The News Media Has Had Enough...Maybe
When the Internet just got out of diapers (15 years ago) it was a relatively bland whitewashed wall of information. There was some texture to the wall (the world of AOL maybe) but it was just a plain old whitewashed wall. No matter how many brush marks new Internet companies made it was just more white on white.
Then a new color came along that stood out on the wall. It was the color Google. Google made a huge bright brush mark and kept adding more and more brush marks all over the wall. The Internet began to revolve around Google and by the time the company sailed past $700 per share, it had mastered Pay Per Click ad revenue, made print media (and even their online versions) largely irrelevant, frustrated even Microsoft, and basically convinced all of us that if your web presence or Internet plan did not involve the color Google, there was no point in even getting on the wall. White just wasn’t going to stand out.
The trouble is there have been so many Google brush marks made, the whole wall is now the color Google. No one can really stand out by using a Google colored brush anymore. So it’s no surprise that big media doesn't like the color Google (and hasn’t seen much of a profit because of it either).
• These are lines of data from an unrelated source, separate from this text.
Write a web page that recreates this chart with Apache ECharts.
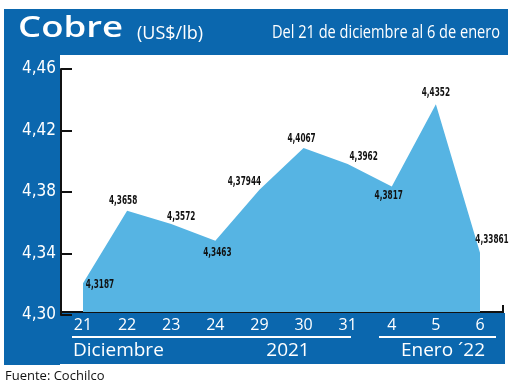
<!DOCTYPE html>
<html>
<head>
<meta charset="utf-8">
<script src="https://cdn.jsdelivr.net/npm/echarts@6/dist/echarts.min.js"></script>
<style>
html,body{margin:0;padding:0;background:#fff;}
#c{width:520px;height:386px;}
</style>
</head>
<body>
<div id="c"></div>
<script>
// ---- data ----
var categories = ['21', '22', '23', '24', '29', '30', '31', '4', '5', '6'];
var prices = [4.3187, 4.3658, 4.3572, 4.3463, 4.37944, 4.4067, 4.3962, 4.3817, 4.4352, 4.33861];
var yTicks = [4.30, 4.34, 4.38, 4.42, 4.46];
var groupLabels = ['Diciembre', '2021', 'Enero \u00b422'];
var titleText = 'Cobre';
var unitText = '(US$/lb)';
var subtitleText = 'Del 21 de diciembre al 6 de enero';
var sourceText = 'Fuente: Cochilco';

// ---- styles ----
var BLUE = '#0b67ae';
var FILL = '#56b4e3';
var COND = '"DejaVu Sans Condensed", "DejaVu Sans", sans-serif';
var SANS = '"Open Sans", sans-serif';
var labelOffsets = [[17, 2], [-4, -10], [10, -7], [2, 12], [-15, -8], [-2, -9], [16, -7], [-3, 9], [0, -11], [12, -13]];

function fmt(v) { return String(v).replace('.', ','); }

var measureCtx = document.createElement('canvas').getContext('2d');
function textWidth(text, font) { measureCtx.font = font; return measureCtx.measureText(text).width; }

var chart = echarts.init(document.getElementById('c'), null, { renderer: 'canvas' });
chart.setOption({
  animation: false,
  backgroundColor: '#fff',
  grid: [
    { left: 83, right: 40, top: 66, bottom: 74 },
    { left: 83, right: 40, top: 69, bottom: 71 }
  ],
  xAxis: [{
    gridIndex: 0,
    type: 'category',
    data: categories,
    boundaryGap: false,
    axisLine: { show: false },
    axisTick: { show: false },
    axisLabel: { color: '#fff', fontSize: 16, fontFamily: SANS, margin: 5 },
    splitLine: { show: false }
  }, {
    gridIndex: 1,
    type: 'category',
    data: categories,
    boundaryGap: false,
    show: false
  }],
  yAxis: [{
    gridIndex: 0,
    type: 'value',
    min: yTicks[0],
    max: yTicks[yTicks.length - 1],
    show: false,
    splitLine: { show: false }
  }, {
    gridIndex: 1,
    type: 'value',
    min: yTicks[0],
    max: yTicks[yTicks.length - 1],
    interval: 0.04,
    offset: 22,
    z: 4,
    axisLine: { show: true, lineStyle: { color: '#111', width: 2 } },
    axisTick: { show: true, inside: true, length: 11, lineStyle: { color: '#111', width: 2 } },
    axisLabel: {
      color: '#fff', fontSize: 17, fontFamily: COND, margin: 5,
      formatter: function (v) { return v.toFixed(2).replace('.', ','); }
    },
    splitLine: { show: false }
  }],
  series: [{
    type: 'line',
    xAxisIndex: 0,
    yAxisIndex: 0,
    data: prices,
    symbol: 'none',
    lineStyle: { width: 0, color: FILL },
    areaStyle: { color: FILL, opacity: 1 },
    z: 3
  }]
});

// data labels positioned through the chart's own scales
var labelFont = 'bold 12px ' + COND;
var valueLabels = prices.map(function (v, i) {
  var p = chart.convertToPixel({ xAxisIndex: 0, yAxisIndex: 0 }, [i, v]);
  return {
    type: 'text', z: 10,
    x: p[0] + labelOffsets[i][0], y: p[1] + labelOffsets[i][1],
    scaleX: 0.68,
    style: { x: 0, y: 0, text: fmt(v), fill: '#111', font: labelFont, textAlign: 'center', textVerticalAlign: 'middle' }
  };
});

var titleFont = '600 29px ' + SANS;
var titleScale = 105 / textWidth(titleText, titleFont);
var subFont = '19px ' + SANS;
var subScale = 228 / textWidth(subtitleText, subFont);

var graphics = [
  // blue frame pieces
  { type: 'rect', z: -1, shape: { x: 4, y: 9, width: 504, height: 46 }, style: { fill: BLUE } },
  { type: 'rect', z: -1, shape: { x: 4, y: 9, width: 56, height: 356 }, style: { fill: BLUE } },
  { type: 'rect', z: -1, shape: { x: 4, y: 313, width: 501, height: 51 }, style: { fill: BLUE } },
  // x axis base line (mostly hidden under the band)
  { type: 'polyline', z: -2, shape: { points: [[61, 312], [503, 312], [503, 305]] }, style: { stroke: '#111', lineWidth: 2, fill: null } },
  // white underlines
  { type: 'line', z: 5, shape: { x1: 72, y1: 337, x2: 351, y2: 337 }, style: { stroke: '#fff', lineWidth: 2 } },
  { type: 'line', z: 5, shape: { x1: 379, y1: 337, x2: 496, y2: 337 }, style: { stroke: '#fff', lineWidth: 2 } },
  // group labels
  { type: 'text', z: 5, style: { x: 73, y: 351, text: groupLabels[0], fill: '#fff', font: '19px ' + SANS, textAlign: 'left', textVerticalAlign: 'middle' } },
  { type: 'text', z: 5, style: { x: 288, y: 351, text: groupLabels[1], fill: '#fff', font: '19px ' + SANS, textAlign: 'center', textVerticalAlign: 'middle' } },
  { type: 'text', z: 5, style: { x: 485, y: 351, text: groupLabels[2], fill: '#fff', font: '19px ' + SANS, textAlign: 'right', textVerticalAlign: 'middle' } },
  // titles
  { type: 'text', z: 5, x: 18, y: 29, scaleX: titleScale, style: { x: 0, y: 0, text: titleText, fill: '#fff', font: titleFont, textAlign: 'left', textVerticalAlign: 'middle' } },
  { type: 'text', z: 5, style: { x: 137, y: 34, text: unitText, fill: '#fff', font: '18px ' + SANS, textAlign: 'left', textVerticalAlign: 'middle' } },
  { type: 'text', z: 5, x: 500, y: 33, scaleX: subScale, style: { x: 0, y: 0, text: subtitleText, fill: '#fff', font: subFont, textAlign: 'right', textVerticalAlign: 'middle' } },
  // source
  { type: 'text', z: 5, style: { x: 5, y: 376, text: sourceText, fill: '#111', font: '13px ' + SANS, textAlign: 'left', textVerticalAlign: 'middle' } }
].concat(valueLabels);

chart.setOption({ graphic: graphics });
</script>
</body>
</html>
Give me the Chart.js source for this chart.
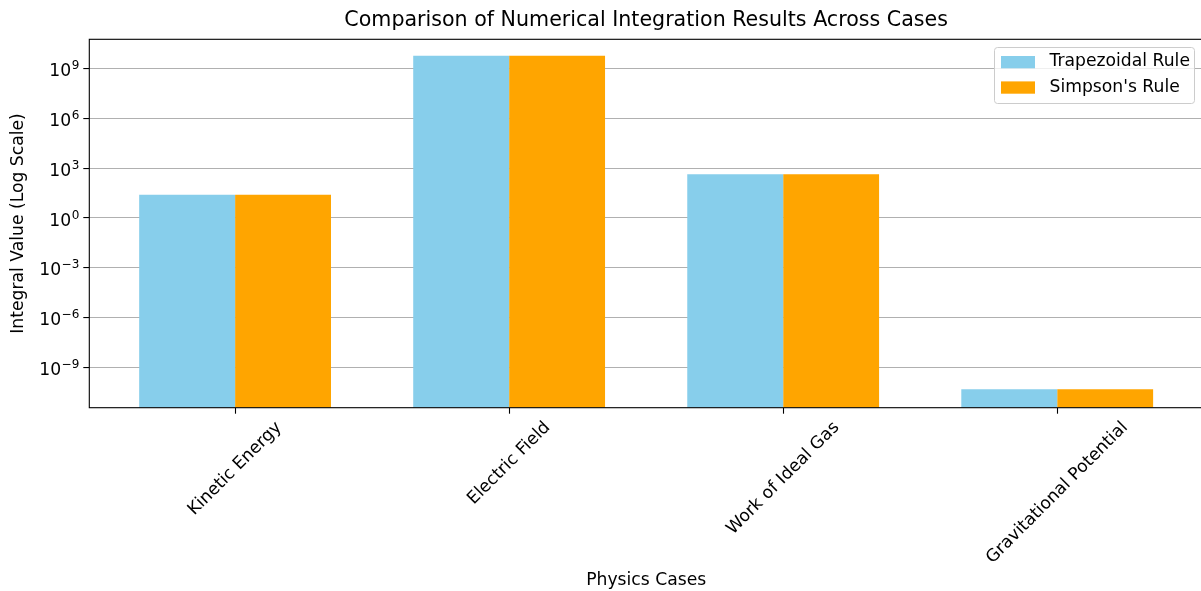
<!DOCTYPE html>
<html>
<head>
<meta charset="utf-8">
<script src="https://cdn.jsdelivr.net/npm/chart.js@4.4.1/dist/chart.umd.min.js"></script>
<style>
  html, body { margin: 0; padding: 0; overflow: hidden; background: #ffffff; }
  #wrap { position: relative; width: 1203px; height: 591px; }
</style>
</head>
<body>
<div id="wrap"><canvas id="chart"></canvas></div>
<script>
// Integral results per physics case, computed with two quadrature rules
const categories = ['Kinetic Energy', 'Electric Field', 'Work of Ideal Gas', 'Gravitational Potential'];
const trapezoidal = [25, 5.8e9, 425, 5.0e-11];
const simpson = [25, 5.8e9, 425, 5.0e-11];
const yTickExponents = [-9, -6, -3, 0, 3, 6, 9];

const FONT = "'DejaVu Sans', 'Liberation Sans', sans-serif";
const TEXT = '#000000';
const BASE = 17.2;      // regular label size, px
const TITLE = 20.6;     // title size, px
const SUP = 12.0;       // exponent size, px

const toPoints = vals => vals.map((v, i) => ({ x: i, y: v }));

// Title, axis titles, tick labels, frame and legend drawn in matplotlib style
const decorations = {
  id: 'decorations',
  afterDraw(chart) {
    const { ctx, chartArea: a, scales } = chart;
    const xs = scales.x, ys = scales.y;
    ctx.save();
    ctx.fillStyle = TEXT;

    // axes frame
    ctx.strokeStyle = '#000';
    ctx.lineWidth = 1.1;
    ctx.strokeRect(a.left, a.top, a.right - a.left, a.bottom - a.top);

    // title
    const cx = (a.left + a.right) / 2;
    ctx.font = `${TITLE}px ${FONT}`;
    ctx.textAlign = 'center';
    ctx.textBaseline = 'middle';
    ctx.fillText('Comparison of Numerical Integration Results Across Cases', cx, 21);

    // x axis title
    ctx.font = `${BASE}px ${FONT}`;
    ctx.fillText('Physics Cases', cx, 580.5);

    // y axis title
    ctx.save();
    ctx.translate(19, (a.top + a.bottom) / 2);
    ctx.rotate(-Math.PI / 2);
    ctx.fillText('Integral Value (Log Scale)', 0, 0);
    ctx.restore();

    // rotated category labels, centered under each tick
    ctx.font = `${BASE}px ${FONT}`;
    const topY = a.bottom + 12;
    categories.forEach((label, i) => {
      const px = xs.getPixelForValue(i);
      const w = ctx.measureText(label).width;
      const h = BASE * 0.85;
      const half = (w + h) / (2 * Math.SQRT2);
      ctx.save();
      ctx.translate(px, topY + half);
      ctx.rotate(-Math.PI / 4);
      ctx.textAlign = 'center';
      ctx.textBaseline = 'middle';
      ctx.fillText(label, 0, 0);
      ctx.restore();
    });

    // y tick labels as 10 with superscript exponent
    const rightX = a.left - 10;
    yTickExponents.forEach(e => {
      const py = ys.getPixelForValue(Math.pow(10, e));
      const expStr = e < 0 ? '\u2212' + Math.abs(e) : String(e);
      ctx.font = `${BASE}px ${FONT}`;
      const wBase = ctx.measureText('10').width;
      ctx.font = `${SUP}px ${FONT}`;
      const wExp = ctx.measureText(expStr).width;
      const x0 = rightX - wBase - wExp - 0.5;
      ctx.textAlign = 'left';
      ctx.textBaseline = 'alphabetic';
      ctx.font = `${BASE}px ${FONT}`;
      ctx.fillText('10', x0, py + 7.5);
      ctx.font = `${SUP}px ${FONT}`;
      ctx.fillText(expStr, x0 + wBase + 0.5, py + 0.5);
    });

    // legend
    const lx = 994, ly = 47, lw = 200, lh = 56;
    ctx.beginPath();
    ctx.roundRect(lx + 0.5, ly + 0.5, lw, lh, 3);
    ctx.fillStyle = 'rgba(255,255,255,0.8)';
    ctx.fill();
    ctx.strokeStyle = '#cccccc';
    ctx.lineWidth = 1;
    ctx.stroke();
    ctx.font = `${BASE}px ${FONT}`;
    ctx.textAlign = 'left';
    ctx.textBaseline = 'middle';
    chart.data.datasets.forEach((ds, i) => {
      const rowY = 62 + i * 25.4;
      ctx.fillStyle = ds.backgroundColor;
      ctx.fillRect(1001, rowY - 6, 34, 12.3);
      ctx.fillStyle = TEXT;
      ctx.fillText(ds.label, 1049.5, rowY);
    });

    ctx.restore();
  }
};

new Chart(document.getElementById('chart'), {
  type: 'bar',
  data: {
    datasets: [
      { label: 'Trapezoidal Rule', data: toPoints(trapezoidal), backgroundColor: '#87ceeb', borderWidth: 0 },
      { label: "Simpson's Rule", data: toPoints(simpson), backgroundColor: '#ffa500', borderWidth: 0 }
    ]
  },
  options: {
    responsive: true,
    maintainAspectRatio: false,
    animation: false,
    events: [],
    categoryPercentage: 0.7,
    barPercentage: 1.0,
    layout: { padding: { top: 39.3, left: 0, right: 0, bottom: 0 } },
    plugins: {
      legend: { display: false },
      title: { display: false },
      tooltip: { enabled: false }
    },
    scales: {
      x: {
        type: 'linear',
        min: -0.532,
        max: 3.532,
        offset: false,
        z: 1,
        afterBuildTicks: s => { s.ticks = categories.map((_, i) => ({ value: i })); },
        afterFit: s => { s.height = 591 - 407.7; },
        ticks: { display: false },
        border: { display: false },
        grid: {
          offset: false,
          drawOnChartArea: false,
          drawTicks: true,
          tickLength: 6,
          tickColor: '#000',
          tickWidth: 1.1
        }
      },
      y: {
        type: 'logarithmic',
        min: Math.pow(10, -11.41),
        max: Math.pow(10, 10.75),
        z: 1,
        afterBuildTicks: s => { s.ticks = yTickExponents.map(e => ({ value: Math.pow(10, e), major: true })); },
        afterFit: s => { s.width = 89.3; },
        ticks: { display: false },
        border: { display: false },
        grid: {
          color: '#b0b0b0',
          lineWidth: 1.1,
          drawTicks: true,
          tickLength: 6,
          tickColor: '#000',
          tickWidth: 1.1
        }
      }
    }
  },
  plugins: [decorations]
});
</script>
</body>
</html>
Recently, Rupert Murdoch of News Corp announced that he just might block search engines from crawling content. He is already doing this to a certain extent with the Wall Street Journal which News Corp owns. Given News Corp is just about the biggest content generator of big media, this just might be a brush stroke that screams a new color up against the solid Google colored Internet. He offers in his interview with Sky News editor David Speers that the fact that search brings high numbers of unique visitors to News Corps’ sites does not mean there is revenue being generated.
Wasn’t high traffic with low (or no) revenue the basis of the “dot com boom” and then the “dot gone bust” of 2000? Is the average company making that high a return off their PPC and organic search efforts (even if people are being driven to their site)? There’s a lot more to conversion than being found yet being found remains our prime directive in the world of Google. "There is no advertising, there is SEO."
A New Color
But even Murdoch’s actions may be just a nudge. It will take the rest of big media and then all the smaller media properties out there to decide they do NOT want to be found by Google for a paradigm shift to occur. Still, it’s an 800 pound gorilla doing the nudging.
NOT Wanting to Be Found
Imagine NOT wanting to be found by Google being in vogue. You would see an increase in news directory sites for the smaller media players. There would be more direct accessing of large media sites since we all know how to find the likes of CNN without Google. Currently on mobile phones, everything from USA Today to Fox News is set up in an old fashioned menu (n.k.a. Bookmarks). When I’m on my Blackberry, I don’t use Google to find news. I go to the news sites directly.
It’s nothing to imagine that your current focus and efforts (and obsession) on your company’s PPC or search engine optimization might give way considerably to old fashioned advertising on sites where people may have to go to find news -- the news sites themselves. And of course social media profiles of the news media are becoming better and more widespread along with their targeted blogs and other content that will remain searchable.
So once there is a critical mass, will there be organic and paid search within huge media sites? Will Google’s business model go from direct PPC revenues to renting out its search algorithm and a set of PPC software suites to high volume sites? Will such advertising then necessarily get cheaper for the average business? My God, will the AOL portal come back from the dead?
It’s tough to tell which form the new paradigm will take. But consider the Internet is still so young, that there is no real way to stand out now making small Google colored brush marks against a solid Google colored wall (and no money in it either for news media), and that even Microsoft can display chinks in its armor in the fast changing world of the Internet. There is every possibility that a new color will get put up on the wall which just might spread and cover up some of the color Google.